Quantum Materials & Topological Superconductivity

I study quantum materials where topology, superconductivity, spin–orbit coupling, and coherence produce unusual transport and device behavior. My recent work focuses on Fe(Te,Se)-based mesoscopic superconducting devices, where I build theory to explain experimental signatures and uncover the microscopic mechanisms behind topological and superconducting phenomena.

Topological and Nonequilibrium Transport

I am interested in how topology, symmetry, strain, chirality, and external driving shape transport in quantum materials. My work includes Hall viscosity, nonlinear Hall effects, chiral photocurrents, domain-wall dynamics, and coherent interference all as ways of revealing deeper quantum structure through transport.

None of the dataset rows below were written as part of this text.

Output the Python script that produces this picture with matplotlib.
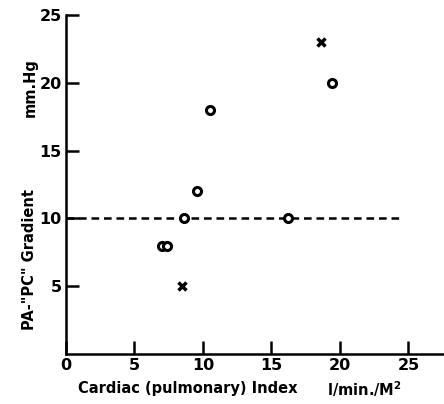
import matplotlib
matplotlib.use("Agg")
import matplotlib.pyplot as plt

# data
circle_x = [7.0, 7.4, 8.6, 9.6, 10.5, 16.2, 19.4]
circle_y = [8, 8, 10, 12, 18, 10, 20]
cross_x = [8.5, 18.6]
cross_y = [5, 23]
ref_x = [0, 24.6]
ref_y = [10, 10]

x_ticks = [0, 5, 10, 15, 20, 25]
y_ticks = [5, 10, 15, 20, 25]

plt.rcParams['font.family'] = 'DejaVu Sans'
plt.rcParams['font.weight'] = 'bold'
plt.rcParams['lines.scale_dashes'] = False

fig = plt.figure(figsize=(4.44, 4.04), dpi=100)
ax = fig.add_axes([66 / 444, 1 - 354 / 404, 1 - 66 / 444, (354 - 15) / 404])

ax.plot(ref_x, ref_y, color='black', lw=1.8, linestyle=(0, (5.5, 3.5)))
ax.plot(circle_x, circle_y, 'o', ms=5.8, mfc='white', mec='black', mew=2.2)
ax.plot(cross_x, cross_y, 'x', ms=5.5, color='black', mew=2.5)

ax.set_xlim(0, 27.6)
ax.set_ylim(0, 25)
ax.set_xticks(x_ticks)
ax.set_yticks(y_ticks)
ax.spines['top'].set_visible(False)
ax.spines['right'].set_visible(False)
for s in ['left', 'bottom']:
    ax.spines[s].set_linewidth(1.8)
ax.tick_params(direction='in', length=9.5, width=1.8, labelsize=11.5, pad=3)

fig.text(30 / 444, 1 - 88 / 404, 'mm.Hg', rotation=90, ha='center', va='center',
         fontsize=10.5, fontweight='bold')
fig.text(30 / 444, 1 - 260 / 404, 'PA-"PC" Gradient', rotation=90, ha='center', va='center',
         fontsize=10.5, fontweight='bold')
fig.text(78 / 444, 1 - 389 / 404, 'Cardiac (pulmonary) Index', ha='left', va='center',
         fontsize=10.5, fontweight='bold')
fig.text(327 / 444, 1 - 389 / 404, r'l/min./M$^\mathbf{2}$', ha='left', va='center',
         fontsize=10.5, fontweight='bold')

fig.savefig('out.png', dpi=100)
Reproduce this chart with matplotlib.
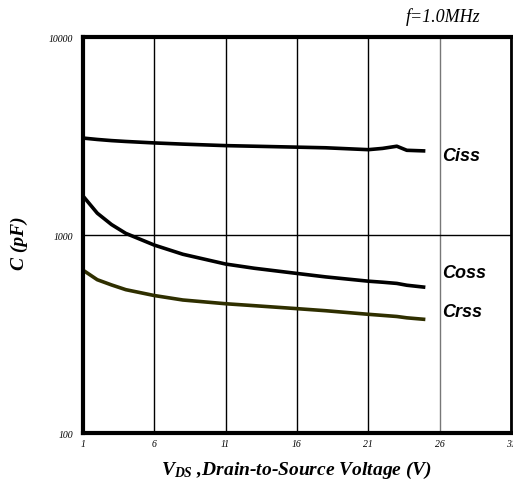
import matplotlib
matplotlib.use('Agg')
import matplotlib.pyplot as plt

plt.rcParams['mathtext.fontset'] = 'custom'
plt.rcParams['mathtext.it'] = 'Liberation Serif:bold:italic'
plt.rcParams['mathtext.rm'] = 'Liberation Serif:bold:italic'

# values (V, pF)
vds = [1, 2, 3, 4, 6, 8, 11, 13, 16, 18, 21, 22, 23, 23.7, 25]
ciss = [3090, 3040, 3000, 2970, 2920, 2880, 2830, 2810, 2780, 2760, 2700, 2740, 2810, 2680, 2660]
coss = [1575, 1290, 1130, 1020, 890, 800, 714, 680, 640, 615, 585, 578, 570, 558, 545]
crss = [665, 595, 560, 530, 495, 470, 450, 440, 425, 415, 398, 393, 388, 382, 375]

x_ticks = [1, 6, 11, 16, 21, 26, 31]
y_ticks = [100, 1000, 10000]

fig = plt.figure(figsize=(5.13, 4.85), dpi=100)
ax = fig.add_axes([0.1618, 0.105, 0.8342, 0.8165])

ax.plot(vds, ciss, color='black', lw=2.6, solid_capstyle='butt')
ax.plot(vds, coss, color='black', lw=2.6, solid_capstyle='butt')
ax.plot(vds, crss, color='#2f2f00', lw=2.6, solid_capstyle='butt')

ax.set_yscale('log')
ax.set_xlim(1, 31)
ax.set_ylim(100, 10000)
ax.set_xticks(x_ticks)
ax.set_yticks(y_ticks)
ax.minorticks_off()
ax.set_xticklabels([str(t) for t in x_ticks], fontfamily='Liberation Serif', fontstyle='italic', fontsize=7)
ax.set_yticklabels([str(t) for t in y_ticks], fontfamily='Liberation Serif', fontstyle='italic', fontsize=7)
ax.tick_params(axis='x', length=0, pad=4)
ax.tick_params(axis='y', length=0, pad=7)

ax.grid(True, which='major', color='black', lw=1.0)
for gl, t in zip(ax.get_xgridlines(), x_ticks):
    if t == 26:
        gl.set_color('#777777')

for s in ax.spines.values():
    s.set_linewidth(3)
ax.spines['right'].set_linewidth(2)

lab = dict(fontfamily='Liberation Sans', fontweight='bold', fontstyle='italic', fontsize=13)
ax.text(26.2, 2535, 'Ciss', va='center', ha='left', **lab)
ax.text(26.2, 650, 'Coss', va='center', ha='left', **lab)
ax.text(26.2, 413, 'Crss', va='center', ha='left', **lab)

ax.set_xlabel(r'$V_{DS}$ ,Drain-to-Source Voltage (V)', fontfamily='Liberation Serif',
              fontweight='bold', fontstyle='italic', fontsize=14, labelpad=8)
ax.set_ylabel('C (pF)', fontfamily='Liberation Serif', fontweight='bold',
              fontstyle='italic', fontsize=14)
ax.yaxis.set_label_coords(-0.128, 0.482)

fig.text(0.937, 0.965, 'f=1.0MHz', ha='right', va='center', fontfamily='Liberation Serif',
         fontstyle='italic', fontsize=13)

fig.savefig('out.png', dpi=100)
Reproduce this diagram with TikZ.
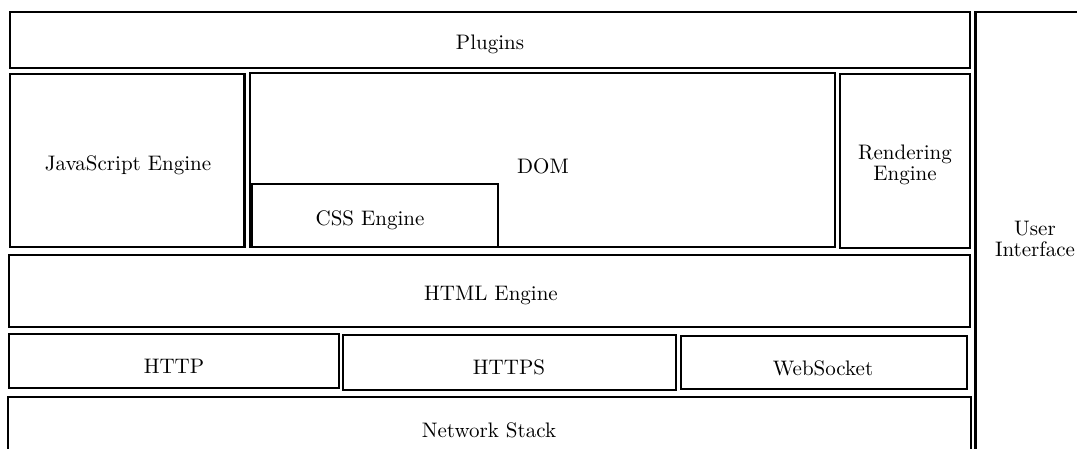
\documentclass[tikz,border=0pt]{standalone}
\begin{document}
\begin{tikzpicture}[x=0.5pt,y=-0.5pt,
  box/.style={draw=black,line width=1.4pt,fill=none},
  lbl/.style={inner sep=0pt,align=center,font=\fontsize{10.5}{10.5}\selectfont}]
\useasboundingbox (0,0) rectangle (1077,449);
\clip (0,0) rectangle (1077,449);
% boxes
\draw[box] (10,12) rectangle (970,68);
\draw[box] (10,74) rectangle (244.5,247);
\draw[box] (250,73) rectangle (835,247);
\draw[box] (252,184) rectangle (498,247);
\draw[box] (840,74) rectangle (970,248);
\draw[box] (9,255) rectangle (970,327);
\draw[box] (9,334) rectangle (339,388);
\draw[box] (343,335) rectangle (676,390);
\draw[box] (681,336) rectangle (967,389);
\draw[box] (8,397) rectangle (971,470);
\draw[box] (975.5,12) rectangle (1100,470);
% labels
\node[lbl] (plugins) at (490,44) {Plugins};
\node[lbl] (js) at (128,165) {JavaScript Engine};
\node[lbl] (dom) at (543,166) {DOM};
\node[lbl] (css) at (370,220) {CSS Engine};
\node[lbl] (render) at (905,165) {Rendering\\Engine};
\node[lbl] (html) at (491,295) {HTML Engine};
\node[lbl] (http) at (174,366) {HTTP};
\node[lbl] (https) at (509,367) {HTTPS};
\node[lbl] (ws) at (823,368) {WebSocket};
\node[lbl] (net) at (489,430) {Network Stack};
\node[lbl] (ui) at (1035,239) {User\\Interface};
\end{tikzpicture}
\end{document}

Computational Modeling & Numerical Simulation

I develop model Hamiltonians and numerical simulations to study transport, coherence, nonlinear response, and open-system dynamics in condensed matter and quantum systems. I enjoy using computation as a bridge between theory and experiment, turning physical intuition into testable predictions.

Quantum Simulation & Open Quantum Systems

I also work on quantum simulation and open quantum systems, with interests in decoherence, noise, Lindblad dynamics, and Trotterized evolution. This work reflects my broader interest in understanding realistic quantum systems and connecting fundamental theory to emerging quantum technologies.